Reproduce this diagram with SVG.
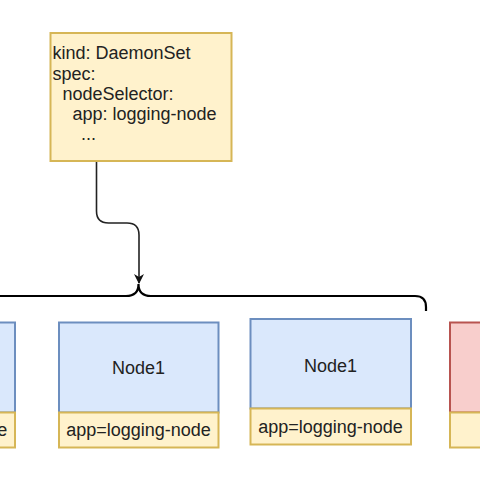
<svg xmlns="http://www.w3.org/2000/svg" width="480" height="480" viewBox="0 0 480 480">
<style>
text{font-family:"Liberation Sans",Arial,Helvetica,sans-serif;font-size:18px;fill:#222}
.blue{fill:#dae8fc;stroke:#6c8ebf;stroke-width:2}
.yel{fill:#fff2cc;stroke:#d6b656;stroke-width:2}
.red{fill:#f8cecc;stroke:#b85450;stroke-width:2}
.mid{text-anchor:middle}
.conn{fill:none;stroke:#222;stroke-width:1.6}
.brace{fill:none;stroke:#000;stroke-width:2.2}
</style>
<defs>
<marker id="arr" viewBox="0 0 10 10" refX="9" refY="5" markerWidth="10" markerHeight="10" markerUnits="userSpaceOnUse" orient="auto">
<path d="M0 0 L10 5 L0 10 L3 5 Z" fill="#111"/>
</marker>
</defs>
<rect width="480" height="480" fill="#fff"/>
<g id="spec">
<rect class="yel" x="50.5" y="33" width="181" height="128"/>
<text x="52.5" y="59">kind: DaemonSet</text>
<text x="52.5" y="79.5">spec:</text>
<text x="62.5" y="100">nodeSelector:</text>
<text x="72.5" y="120">app: logging-node</text>
<text x="81" y="140">...</text>
</g>
<g id="connectors">
<path class="conn" d="M96.5 162 V211 Q96.5 223 108.5 223 H127 Q139 223 139 235 V283" marker-end="url(#arr)"/>
<path class="brace" d="M0 296 H126 Q138.5 296 138.5 284 Q138.5 296 151 296 H415 Q426 296 426 307 V311"/>
</g>
<g id="node0">
<rect class="blue" x="-145" y="322.5" width="160" height="90"/>
<rect class="yel" x="-145" y="412.5" width="160" height="35"/>
<text class="mid" x="-65" y="436">app=logging-node</text>
</g>
<g id="node1">
<rect class="blue" x="59" y="322.5" width="159.5" height="90"/>
<rect class="yel" x="59" y="412.5" width="159.5" height="35"/>
<text class="mid" x="138.5" y="374">Node1</text>
<text class="mid" x="138.5" y="436">app=logging-node</text>
</g>
<g id="node2">
<rect class="blue" x="250.5" y="319" width="160.5" height="89.5"/>
<rect class="yel" x="250.5" y="408.5" width="160.5" height="36"/>
<text class="mid" x="330.5" y="372">Node1</text>
<text class="mid" x="330.5" y="433">app=logging-node</text>
</g>
<g id="node3">
<rect class="red" x="450" y="322.5" width="160" height="90"/>
<rect class="yel" x="450" y="412.5" width="160" height="35"/>
</g>
</svg>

++++++++++

> **Written instruction**
Print the complete listing exactly, apart from any pictures.

> **Task response**
Reproduce this diagram with SVG.
<svg xmlns="http://www.w3.org/2000/svg" width="480" height="480" viewBox="0 0 480 480">
<style>
text{font-family:"Liberation Sans",Arial,Helvetica,sans-serif;font-size:18px;fill:#222}
.blue{fill:#dae8fc;stroke:#6c8ebf;stroke-width:2}
.yel{fill:#fff2cc;stroke:#d6b656;stroke-width:2}
.red{fill:#f8cecc;stroke:#b85450;stroke-width:2}
.mid{text-anchor:middle}
.conn{fill:none;stroke:#222;stroke-width:1.6}
.brace{fill:none;stroke:#000;stroke-width:2.2}
</style>
<defs>
<marker id="arr" viewBox="0 0 10 10" refX="9" refY="5" markerWidth="10" markerHeight="10" markerUnits="userSpaceOnUse" orient="auto">
<path d="M0 0 L10 5 L0 10 L3 5 Z" fill="#111"/>
</marker>
</defs>
<rect width="480" height="480" fill="#fff"/>
<g id="spec">
<rect class="yel" x="50.5" y="33" width="181" height="128"/>
<text x="52.5" y="59">kind: DaemonSet</text>
<text x="52.5" y="79.5">spec:</text>
<text x="62.5" y="100">nodeSelector:</text>
<text x="72.5" y="120">app: logging-node</text>
<text x="81" y="140">...</text>
</g>
<g id="connectors">
<path class="conn" d="M96.5 162 V211 Q96.5 223 108.5 223 H127 Q139 223 139 235 V283" marker-end="url(#arr)"/>
<path class="brace" d="M0 296 H126 Q138.5 296 138.5 284 Q138.5 296 151 296 H415 Q426 296 426 307 V311"/>
</g>
<g id="node0">
<rect class="blue" x="-145" y="322.5" width="160" height="90"/>
<rect class="yel" x="-145" y="412.5" width="160" height="35"/>
<text class="mid" x="-65" y="436">app=logging-node</text>
</g>
<g id="node1">
<rect class="blue" x="59" y="322.5" width="159.5" height="90"/>
<rect class="yel" x="59" y="412.5" width="159.5" height="35"/>
<text class="mid" x="138.5" y="374">Node1</text>
<text class="mid" x="138.5" y="436">app=logging-node</text>
</g>
<g id="node2">
<rect class="blue" x="250.5" y="319" width="160.5" height="89.5"/>
<rect class="yel" x="250.5" y="408.5" width="160.5" height="36"/>
<text class="mid" x="330.5" y="372">Node1</text>
<text class="mid" x="330.5" y="433">app=logging-node</text>
</g>
<g id="node3">
<rect class="red" x="450" y="322.5" width="160" height="90"/>
<rect class="yel" x="450" y="412.5" width="160" height="35"/>
</g>
</svg>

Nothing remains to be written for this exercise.